SOURCE EXCERPT
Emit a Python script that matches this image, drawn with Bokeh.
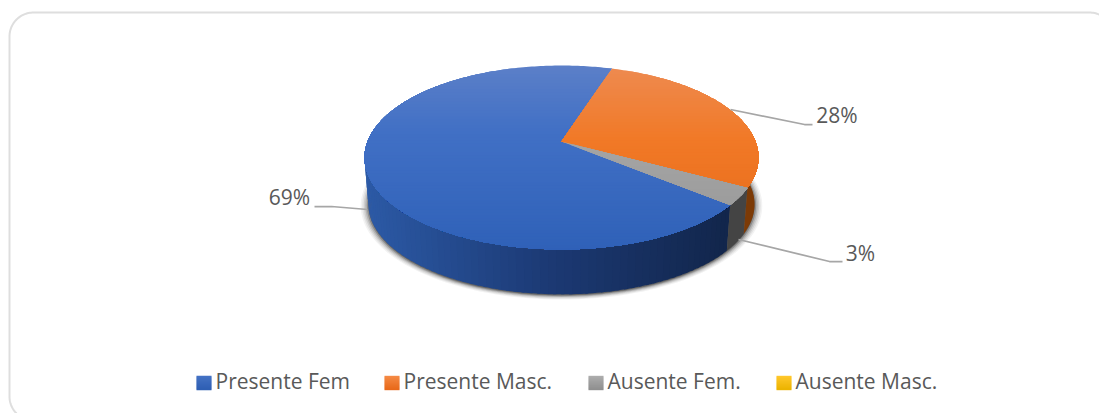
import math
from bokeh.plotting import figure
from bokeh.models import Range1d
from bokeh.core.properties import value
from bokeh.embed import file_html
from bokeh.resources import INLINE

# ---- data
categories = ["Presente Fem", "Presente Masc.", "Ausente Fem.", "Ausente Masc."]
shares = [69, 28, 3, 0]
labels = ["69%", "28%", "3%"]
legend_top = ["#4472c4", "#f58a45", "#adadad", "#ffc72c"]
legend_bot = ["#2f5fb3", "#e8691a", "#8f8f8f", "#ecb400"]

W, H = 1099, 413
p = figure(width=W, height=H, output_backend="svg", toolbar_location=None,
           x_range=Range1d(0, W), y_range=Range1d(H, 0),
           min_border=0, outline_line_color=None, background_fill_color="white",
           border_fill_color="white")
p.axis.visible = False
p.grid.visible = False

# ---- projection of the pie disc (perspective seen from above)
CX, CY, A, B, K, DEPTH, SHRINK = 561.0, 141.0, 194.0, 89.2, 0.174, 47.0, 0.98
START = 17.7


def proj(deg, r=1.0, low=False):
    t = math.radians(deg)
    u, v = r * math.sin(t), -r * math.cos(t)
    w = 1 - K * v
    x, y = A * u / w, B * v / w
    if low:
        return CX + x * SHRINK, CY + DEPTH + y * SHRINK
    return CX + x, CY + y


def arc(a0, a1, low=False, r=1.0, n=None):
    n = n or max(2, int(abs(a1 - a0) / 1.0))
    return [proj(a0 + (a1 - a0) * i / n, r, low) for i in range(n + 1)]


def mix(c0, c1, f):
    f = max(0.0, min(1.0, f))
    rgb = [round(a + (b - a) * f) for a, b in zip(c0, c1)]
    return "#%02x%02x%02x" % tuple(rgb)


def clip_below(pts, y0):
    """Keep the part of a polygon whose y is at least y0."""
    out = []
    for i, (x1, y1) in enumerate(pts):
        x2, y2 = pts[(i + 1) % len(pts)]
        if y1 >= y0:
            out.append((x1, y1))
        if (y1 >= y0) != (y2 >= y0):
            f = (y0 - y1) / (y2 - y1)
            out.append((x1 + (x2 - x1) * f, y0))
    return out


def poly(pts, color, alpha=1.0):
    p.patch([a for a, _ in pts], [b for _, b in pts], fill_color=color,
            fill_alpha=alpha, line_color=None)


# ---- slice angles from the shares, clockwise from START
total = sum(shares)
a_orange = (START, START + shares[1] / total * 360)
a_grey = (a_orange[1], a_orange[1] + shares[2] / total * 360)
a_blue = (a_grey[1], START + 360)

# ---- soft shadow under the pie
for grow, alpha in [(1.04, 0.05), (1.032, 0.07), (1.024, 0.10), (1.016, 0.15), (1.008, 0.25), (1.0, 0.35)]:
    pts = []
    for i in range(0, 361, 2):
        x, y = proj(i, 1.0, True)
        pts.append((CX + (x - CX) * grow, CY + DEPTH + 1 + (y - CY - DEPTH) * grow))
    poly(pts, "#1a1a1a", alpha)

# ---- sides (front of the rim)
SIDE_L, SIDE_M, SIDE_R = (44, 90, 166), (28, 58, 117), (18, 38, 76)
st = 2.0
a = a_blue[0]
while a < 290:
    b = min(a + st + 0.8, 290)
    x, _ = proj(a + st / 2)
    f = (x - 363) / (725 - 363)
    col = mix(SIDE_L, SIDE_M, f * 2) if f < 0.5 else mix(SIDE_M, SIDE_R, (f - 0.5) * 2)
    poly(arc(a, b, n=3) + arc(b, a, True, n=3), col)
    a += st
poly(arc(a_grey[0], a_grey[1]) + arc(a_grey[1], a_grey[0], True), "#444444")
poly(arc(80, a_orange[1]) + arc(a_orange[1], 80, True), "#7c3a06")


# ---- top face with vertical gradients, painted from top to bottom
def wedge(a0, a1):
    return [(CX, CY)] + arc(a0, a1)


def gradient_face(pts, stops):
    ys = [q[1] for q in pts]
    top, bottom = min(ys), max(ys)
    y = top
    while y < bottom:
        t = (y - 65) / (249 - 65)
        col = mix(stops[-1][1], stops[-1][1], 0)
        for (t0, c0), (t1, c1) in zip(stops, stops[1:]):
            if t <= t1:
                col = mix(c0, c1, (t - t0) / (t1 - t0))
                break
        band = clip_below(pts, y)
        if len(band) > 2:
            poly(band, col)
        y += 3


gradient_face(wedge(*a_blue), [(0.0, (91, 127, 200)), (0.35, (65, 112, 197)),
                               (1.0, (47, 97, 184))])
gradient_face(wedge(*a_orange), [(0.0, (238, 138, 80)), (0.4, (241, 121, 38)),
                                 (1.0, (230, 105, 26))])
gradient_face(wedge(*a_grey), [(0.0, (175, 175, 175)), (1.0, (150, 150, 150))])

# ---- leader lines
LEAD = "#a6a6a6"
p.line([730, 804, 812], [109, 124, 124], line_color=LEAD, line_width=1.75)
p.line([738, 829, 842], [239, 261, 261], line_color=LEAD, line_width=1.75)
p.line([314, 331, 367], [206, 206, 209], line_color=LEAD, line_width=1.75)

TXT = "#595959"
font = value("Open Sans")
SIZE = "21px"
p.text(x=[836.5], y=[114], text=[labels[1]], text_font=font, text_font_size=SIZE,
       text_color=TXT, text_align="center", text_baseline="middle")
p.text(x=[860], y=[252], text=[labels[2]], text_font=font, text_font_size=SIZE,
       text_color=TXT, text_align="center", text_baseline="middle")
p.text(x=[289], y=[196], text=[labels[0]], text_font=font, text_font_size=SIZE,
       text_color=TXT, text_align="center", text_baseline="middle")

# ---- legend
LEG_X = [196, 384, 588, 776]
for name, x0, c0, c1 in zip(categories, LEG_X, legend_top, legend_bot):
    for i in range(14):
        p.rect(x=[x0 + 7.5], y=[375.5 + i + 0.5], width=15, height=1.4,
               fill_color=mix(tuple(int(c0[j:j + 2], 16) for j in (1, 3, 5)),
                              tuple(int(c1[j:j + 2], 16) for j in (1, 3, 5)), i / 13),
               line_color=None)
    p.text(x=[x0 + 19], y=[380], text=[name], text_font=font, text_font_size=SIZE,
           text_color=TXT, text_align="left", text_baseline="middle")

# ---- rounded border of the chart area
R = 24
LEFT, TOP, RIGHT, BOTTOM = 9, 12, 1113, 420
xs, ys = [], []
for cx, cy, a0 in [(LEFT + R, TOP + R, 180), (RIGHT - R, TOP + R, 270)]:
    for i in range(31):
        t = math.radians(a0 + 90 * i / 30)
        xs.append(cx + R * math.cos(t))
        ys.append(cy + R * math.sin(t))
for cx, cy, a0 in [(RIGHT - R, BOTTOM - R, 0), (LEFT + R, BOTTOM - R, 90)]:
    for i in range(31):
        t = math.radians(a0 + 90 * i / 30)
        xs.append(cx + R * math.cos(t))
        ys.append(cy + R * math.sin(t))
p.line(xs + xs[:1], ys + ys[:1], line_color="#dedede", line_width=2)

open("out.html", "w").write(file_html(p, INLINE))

PROBLEM TO WORK ON
Pick out each line above that includes "with" and show it.

SOLVED PROBLEM
Emit a Python script that matches this image, drawn with Bokeh.
# ---- top face with vertical gradients, painted from top to bottom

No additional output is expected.